> We got a shitload of AWS credits for our trouble, but the company obviously we...

andruby · on Feb 11, 2017

Years ago I had my side project server hacked twice. I've been security and backup paranoid ever since.

At my current startup, we have triple backup redundancy for a 500GB pg database:

1/ A postgres streaming replication hot standby server (who at this moment doesn't serve reads, but might in the future)

2/ WAL level streaming backups to aws s3 using WAL-E, which we automatically restore every week to our staging server

3/ Nightly logical pg_dump backups.

9 months ago we only had option 3 and were hit with a database corruption problem. Restoring the logical backup took hours and caused painful downtime as well as the loss of almost a day of user generated content. That's why we added options 1 and 2.

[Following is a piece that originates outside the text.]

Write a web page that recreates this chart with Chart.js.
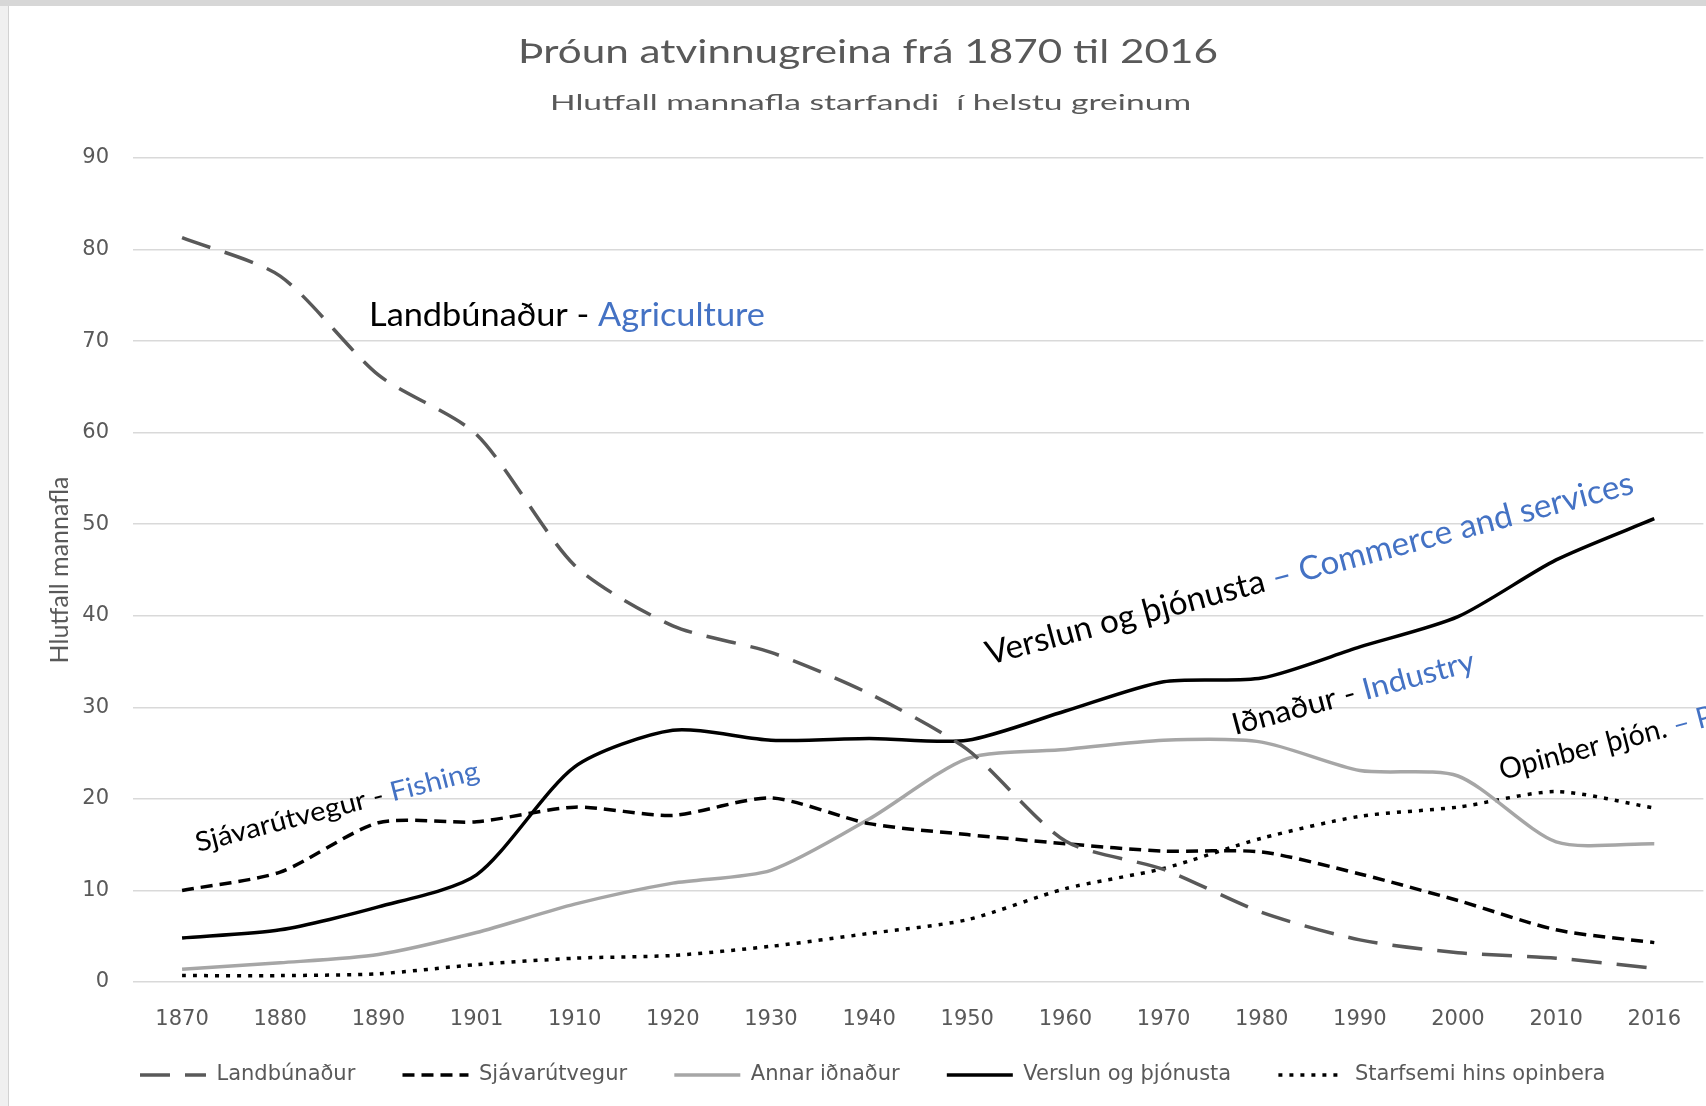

I can't recommend WAL-E enough for an additional backup strategy. Restoring from a wal (binary) backup is ~10x faster in our usecase (YMMV) and the most data you can loose is about 1 minute. As an additional bonus you get the ability to rollback to any point in time. This has helped us to recover user deleted data.

We have a separate Slack #backups channel where our scripts send a message for every succesful backup, along with the backup size (MB's) and duration. This helps everyone to check if backups ran, and if size and duration are increasing in an expected way.

Because we restore our staging on a weekly basis, we have a fully tested restore script, so when a real restore is needed, we have a couple of people who can handle the task with confidence.

I feel like this is about as "safe" as we should be.

voidlogic · on Feb 11, 2017

I agree, the backup that isn't used to populate a stage/qa instance right after being taken is untrushworthy.

koolba · on Feb 11, 2017

Even before that there are steps you can take. For example if you take a Postgres backup with pg_dump, you can run pg_restore on it to verify it.

If a database isn't specified, pg_restore will output the SQL commands to restore the database and the exit code will be zero (success) if it makes it through the entire backup. That lets you know that the original dump succeeded and there was no disk error for whatever was written. Save the file to something like S3 as well as the sha256 of it. If the hash matches after you retrieve you can be pretty damn sure that it's a valid backup!

Otherwise you get the blind scripts like GitLab had where pg_dump fails. No exit code checking. No verification. No beuno!

saganus · on Feb 11, 2017

Are there any guidelines on how often you should be doing restore tests?

It probably depends on the criticality of the data, but if you test say every 2 week, you can still fall in the OPs case, right?

At what size/criticality should you have a daily restore test? maybe even a rolling restore test? so you check today's backup, but then check it again every month or something?

koolba · on Feb 11, 2017

Ideally it should be immediately after a logical backup.

For physical backups (ex: wal archiving), a combination of read replicas that are actively queried against, rebuilt from base backups on a regular schedule, and staging master restores lesa frequent yet still regular schedule, will give you a high level of confidence.

Rechecking old backups isn't necessary if you save the hashes of the backup and can compare they still match.

x0x0 · on Feb 11, 2017

Not immediately (imo); you should push the backup to wherever it's being stored. Then your db test script is the same as your db restore script: both start by downloading the most recent backup. The things you'll catch here are, eg, the process that uploads the dump to s3 deciding to time out after uploading for an hour, NOT fail, silently truncate, and instead exit with 0!